> Requirement
All the data must come back unchanged, except that pictures are left out.

> Given material
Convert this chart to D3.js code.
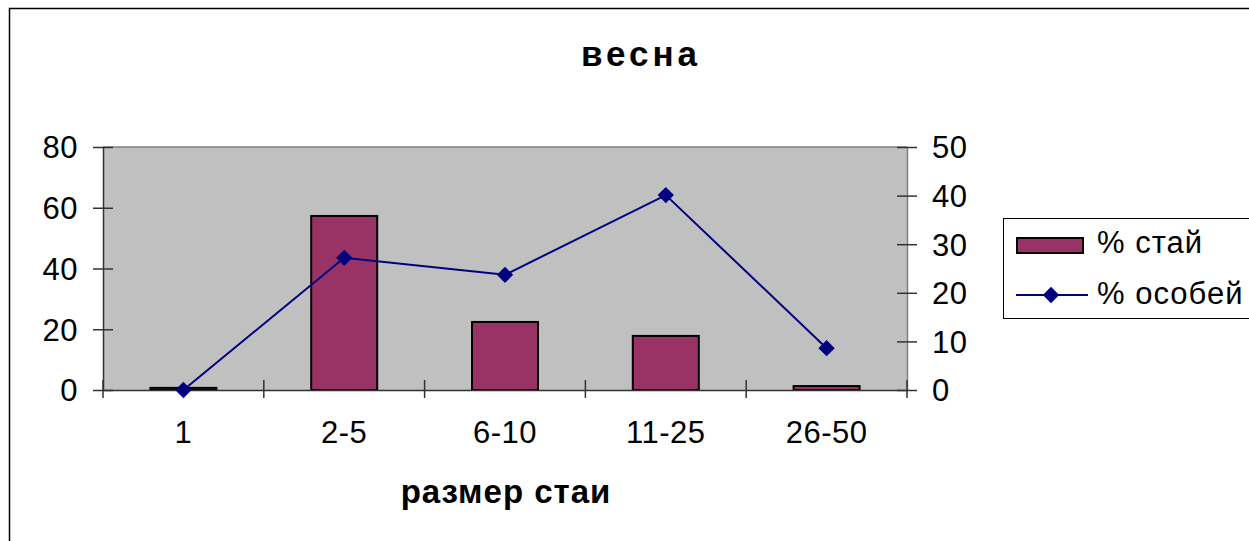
<!DOCTYPE html>
<meta charset="utf-8">
<style>
  body { margin: 0; background: #fff; }
  text { font-family: "Liberation Sans", Arial, sans-serif; }
</style>
<script src="https://d3js.org/d3.v7.min.js"></script>
<div id="chart"></div>
<script>
// data
var categories = ["1", "2-5", "6-10", "11-25", "26-50"];
var flocks = [0.7, 57.3, 22.4, 17.8, 1.3];      // % стай (left axis)
var birds = [0, 27.2, 23.7, 40.1, 8.6];         // % особей (right axis)
var leftTicks = [0, 20, 40, 60, 80];
var rightTicks = [0, 10, 20, 30, 40, 50];

var W = 1249, H = 541;
var plot = {left: 103, right: 907, top: 147, bottom: 390};

var svg = d3.select("#chart").append("svg")
  .attr("width", W).attr("height", H);

// outer frame
svg.append("rect")
  .attr("x", 9.5).attr("y", 8.5)
  .attr("width", 1260).attr("height", 560)
  .attr("fill", "none").attr("stroke", "#000").attr("stroke-width", 1.5);

// title
svg.append("text")
  .attr("x", 641).attr("y", 66)
  .attr("text-anchor", "middle")
  .style("font-size", "35px").style("font-weight", "bold")
  .style("letter-spacing", "4px")
  .text("весна");

var x = d3.scaleBand()
  .domain(categories)
  .range([plot.left, plot.right]);

var yL = d3.scaleLinear().domain([0, 80]).range([plot.bottom, plot.top]);
var yR = d3.scaleLinear().domain([0, 50]).range([plot.bottom, plot.top]);

// plot background
svg.append("rect")
  .attr("x", plot.left).attr("y", plot.top)
  .attr("width", plot.right - plot.left).attr("height", plot.bottom - plot.top)
  .attr("fill", "#c0c0c0");
svg.append("line")
  .attr("x1", plot.left).attr("x2", plot.right)
  .attr("y1", plot.top).attr("y2", plot.top)
  .attr("stroke", "#808080").attr("stroke-width", 1.5);

// bars
var barW = 66;
svg.selectAll(".bar")
  .data(flocks)
  .enter().append("rect")
    .attr("class", "bar")
    .attr("x", function(d, i) { return x(categories[i]) + x.bandwidth() / 2 - barW / 2; })
    .attr("y", function(d) { return yL(d); })
    .attr("width", barW)
    .attr("height", function(d) { return yL(0) - yL(d); })
    .attr("fill", "#993366")
    .attr("stroke", "#000").attr("stroke-width", 2);

var tickFont = function(sel) {
  sel.style("font-size", "31px").style("letter-spacing", "0.5px").attr("fill", "#000");
};

// left axis
var axL = svg.append("g")
  .attr("transform", "translate(" + plot.left + ",0)")
  .call(d3.axisLeft(yL).tickValues(leftTicks).tickSizeInner(10).tickSizeOuter(0).tickPadding(15));
axL.selectAll(".tick line").attr("x2", 10).attr("x1", -10);
axL.select(".domain").attr("stroke", "#333").attr("stroke-width", 1.5);
axL.selectAll(".tick line").attr("stroke", "#333").attr("stroke-width", 1.5);
axL.selectAll("text").call(tickFont).attr("dy", "0.35em");

// right axis
var axR = svg.append("g")
  .attr("transform", "translate(" + plot.right + ",0)")
  .call(d3.axisRight(yR).tickValues(rightTicks).tickSizeInner(10).tickSizeOuter(0).tickPadding(15));
axR.selectAll(".tick line").attr("x1", -10).attr("x2", 10);
axR.select(".domain").attr("stroke", "#808080").attr("stroke-width", 1.5);
axR.selectAll(".tick line").attr("stroke", "#333").attr("stroke-width", 1.5);
axR.selectAll("text").call(tickFont).attr("dy", "0.35em");

// bottom axis
var axB = svg.append("g")
  .attr("transform", "translate(0," + plot.bottom + ")")
  .call(d3.axisBottom(x).tickSize(0).tickPadding(31));
axB.select(".domain").attr("stroke", "#333").attr("stroke-width", 1.5);
axB.selectAll("text").call(tickFont).attr("dy", "0.71em");
var bounds = categories.map(function(c) { return x(c); }).concat([plot.right]);
axB.selectAll(".bound")
  .data(bounds)
  .enter().append("line")
    .attr("class", "bound")
    .attr("x1", function(d) { return d; }).attr("x2", function(d) { return d; })
    .attr("y1", -10).attr("y2", 8)
    .attr("stroke", "#333").attr("stroke-width", 1.5);

svg.append("text")
  .attr("x", 506).attr("y", 503)
  .attr("text-anchor", "middle")
  .style("font-size", "33px").style("font-weight", "bold")
  .style("letter-spacing", "1px")
  .text("размер стаи");

// line series
var cx = function(d, i) { return x(categories[i]) + x.bandwidth() / 2; };
svg.append("path")
  .datum(birds)
  .attr("fill", "none")
  .attr("stroke", "#000080").attr("stroke-width", 2)
  .attr("d", d3.line().x(cx).y(function(d) { return yR(d); }));

var diamond = d3.symbol().type(d3.symbolDiamond2).size(170);
svg.selectAll(".pt")
  .data(birds)
  .enter().append("path")
    .attr("class", "pt")
    .attr("transform", function(d, i) { return "translate(" + cx(d, i) + "," + yR(d) + ")"; })
    .attr("d", diamond)
    .attr("fill", "#000080");

// legend
var lg = svg.append("g");
lg.append("rect")
  .attr("x", 1003.5).attr("y", 218.5)
  .attr("width", 260).attr("height", 100)
  .attr("fill", "#fff").attr("stroke", "#000").attr("stroke-width", 1);
lg.append("rect")
  .attr("x", 1017).attr("y", 238)
  .attr("width", 66).attr("height", 15)
  .attr("fill", "#993366").attr("stroke", "#000").attr("stroke-width", 2);
lg.append("text")
  .attr("x", 1097).attr("y", 253)
  .style("font-size", "31px").style("letter-spacing", "1px")
  .text("% стай");
lg.append("line")
  .attr("x1", 1016).attr("x2", 1088)
  .attr("y1", 295).attr("y2", 295)
  .attr("stroke", "#000080").attr("stroke-width", 2);
lg.append("path")
  .attr("transform", "translate(1051,295)")
  .attr("d", diamond)
  .attr("fill", "#000080");
lg.append("text")
  .attr("x", 1097).attr("y", 304)
  .style("font-size", "31px").style("letter-spacing", "1px")
  .text("% особей");
</script>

> Exercise result
Convert this chart to D3.js code.
<!DOCTYPE html>
<meta charset="utf-8">
<style>
  body { margin: 0; background: #fff; }
  text { font-family: "Liberation Sans", Arial, sans-serif; }
</style>
<script src="https://d3js.org/d3.v7.min.js"></script>
<div id="chart"></div>
<script>
// data
var categories = ["1", "2-5", "6-10", "11-25", "26-50"];
var flocks = [0.7, 57.3, 22.4, 17.8, 1.3];      // % стай (left axis)
var birds = [0, 27.2, 23.7, 40.1, 8.6];         // % особей (right axis)
var leftTicks = [0, 20, 40, 60, 80];
var rightTicks = [0, 10, 20, 30, 40, 50];

var W = 1249, H = 541;
var plot = {left: 103, right: 907, top: 147, bottom: 390};

var svg = d3.select("#chart").append("svg")
  .attr("width", W).attr("height", H);

// outer frame
svg.append("rect")
  .attr("x", 9.5).attr("y", 8.5)
  .attr("width", 1260).attr("height", 560)
  .attr("fill", "none").attr("stroke", "#000").attr("stroke-width", 1.5);

// title
svg.append("text")
  .attr("x", 641).attr("y", 66)
  .attr("text-anchor", "middle")
  .style("font-size", "35px").style("font-weight", "bold")
  .style("letter-spacing", "4px")
  .text("весна");

var x = d3.scaleBand()
  .domain(categories)
  .range([plot.left, plot.right]);

var yL = d3.scaleLinear().domain([0, 80]).range([plot.bottom, plot.top]);
var yR = d3.scaleLinear().domain([0, 50]).range([plot.bottom, plot.top]);

// plot background
svg.append("rect")
  .attr("x", plot.left).attr("y", plot.top)
  .attr("width", plot.right - plot.left).attr("height", plot.bottom - plot.top)
  .attr("fill", "#c0c0c0");
svg.append("line")
  .attr("x1", plot.left).attr("x2", plot.right)
  .attr("y1", plot.top).attr("y2", plot.top)
  .attr("stroke", "#808080").attr("stroke-width", 1.5);

// bars
var barW = 66;
svg.selectAll(".bar")
  .data(flocks)
  .enter().append("rect")
    .attr("class", "bar")
    .attr("x", function(d, i) { return x(categories[i]) + x.bandwidth() / 2 - barW / 2; })
    .attr("y", function(d) { return yL(d); })
    .attr("width", barW)
    .attr("height", function(d) { return yL(0) - yL(d); })
    .attr("fill", "#993366")
    .attr("stroke", "#000").attr("stroke-width", 2);

var tickFont = function(sel) {
  sel.style("font-size", "31px").style("letter-spacing", "0.5px").attr("fill", "#000");
};

// left axis
var axL = svg.append("g")
  .attr("transform", "translate(" + plot.left + ",0)")
  .call(d3.axisLeft(yL).tickValues(leftTicks).tickSizeInner(10).tickSizeOuter(0).tickPadding(15));
axL.selectAll(".tick line").attr("x2", 10).attr("x1", -10);
axL.select(".domain").attr("stroke", "#333").attr("stroke-width", 1.5);
axL.selectAll(".tick line").attr("stroke", "#333").attr("stroke-width", 1.5);
axL.selectAll("text").call(tickFont).attr("dy", "0.35em");

// right axis
var axR = svg.append("g")
  .attr("transform", "translate(" + plot.right + ",0)")
  .call(d3.axisRight(yR).tickValues(rightTicks).tickSizeInner(10).tickSizeOuter(0).tickPadding(15));
axR.selectAll(".tick line").attr("x1", -10).attr("x2", 10);
axR.select(".domain").attr("stroke", "#808080").attr("stroke-width", 1.5);
axR.selectAll(".tick line").attr("stroke", "#333").attr("stroke-width", 1.5);
axR.selectAll("text").call(tickFont).attr("dy", "0.35em");

// bottom axis
var axB = svg.append("g")
  .attr("transform", "translate(0," + plot.bottom + ")")
  .call(d3.axisBottom(x).tickSize(0).tickPadding(31));
axB.select(".domain").attr("stroke", "#333").attr("stroke-width", 1.5);
axB.selectAll("text").call(tickFont).attr("dy", "0.71em");
var bounds = categories.map(function(c) { return x(c); }).concat([plot.right]);
axB.selectAll(".bound")
  .data(bounds)
  .enter().append("line")
    .attr("class", "bound")
    .attr("x1", function(d) { return d; }).attr("x2", function(d) { return d; })
    .attr("y1", -10).attr("y2", 8)
    .attr("stroke", "#333").attr("stroke-width", 1.5);

svg.append("text")
  .attr("x", 506).attr("y", 503)
  .attr("text-anchor", "middle")
  .style("font-size", "33px").style("font-weight", "bold")
  .style("letter-spacing", "1px")
  .text("размер стаи");

// line series
var cx = function(d, i) { return x(categories[i]) + x.bandwidth() / 2; };
svg.append("path")
  .datum(birds)
  .attr("fill", "none")
  .attr("stroke", "#000080").attr("stroke-width", 2)
  .attr("d", d3.line().x(cx).y(function(d) { return yR(d); }));

var diamond = d3.symbol().type(d3.symbolDiamond2).size(170);
svg.selectAll(".pt")
  .data(birds)
  .enter().append("path")
    .attr("class", "pt")
    .attr("transform", function(d, i) { return "translate(" + cx(d, i) + "," + yR(d) + ")"; })
    .attr("d", diamond)
    .attr("fill", "#000080");

// legend
var lg = svg.append("g");
lg.append("rect")
  .attr("x", 1003.5).attr("y", 218.5)
  .attr("width", 260).attr("height", 100)
  .attr("fill", "#fff").attr("stroke", "#000").attr("stroke-width", 1);
lg.append("rect")
  .attr("x", 1017).attr("y", 238)
  .attr("width", 66).attr("height", 15)
  .attr("fill", "#993366").attr("stroke", "#000").attr("stroke-width", 2);
lg.append("text")
  .attr("x", 1097).attr("y", 253)
  .style("font-size", "31px").style("letter-spacing", "1px")
  .text("% стай");
lg.append("line")
  .attr("x1", 1016).attr("x2", 1088)
  .attr("y1", 295).attr("y2", 295)
  .attr("stroke", "#000080").attr("stroke-width", 2);
lg.append("path")
  .attr("transform", "translate(1051,295)")
  .attr("d", diamond)
  .attr("fill", "#000080");
lg.append("text")
  .attr("x", 1097).attr("y", 304)
  .style("font-size", "31px").style("letter-spacing", "1px")
  .text("% особей");
</script>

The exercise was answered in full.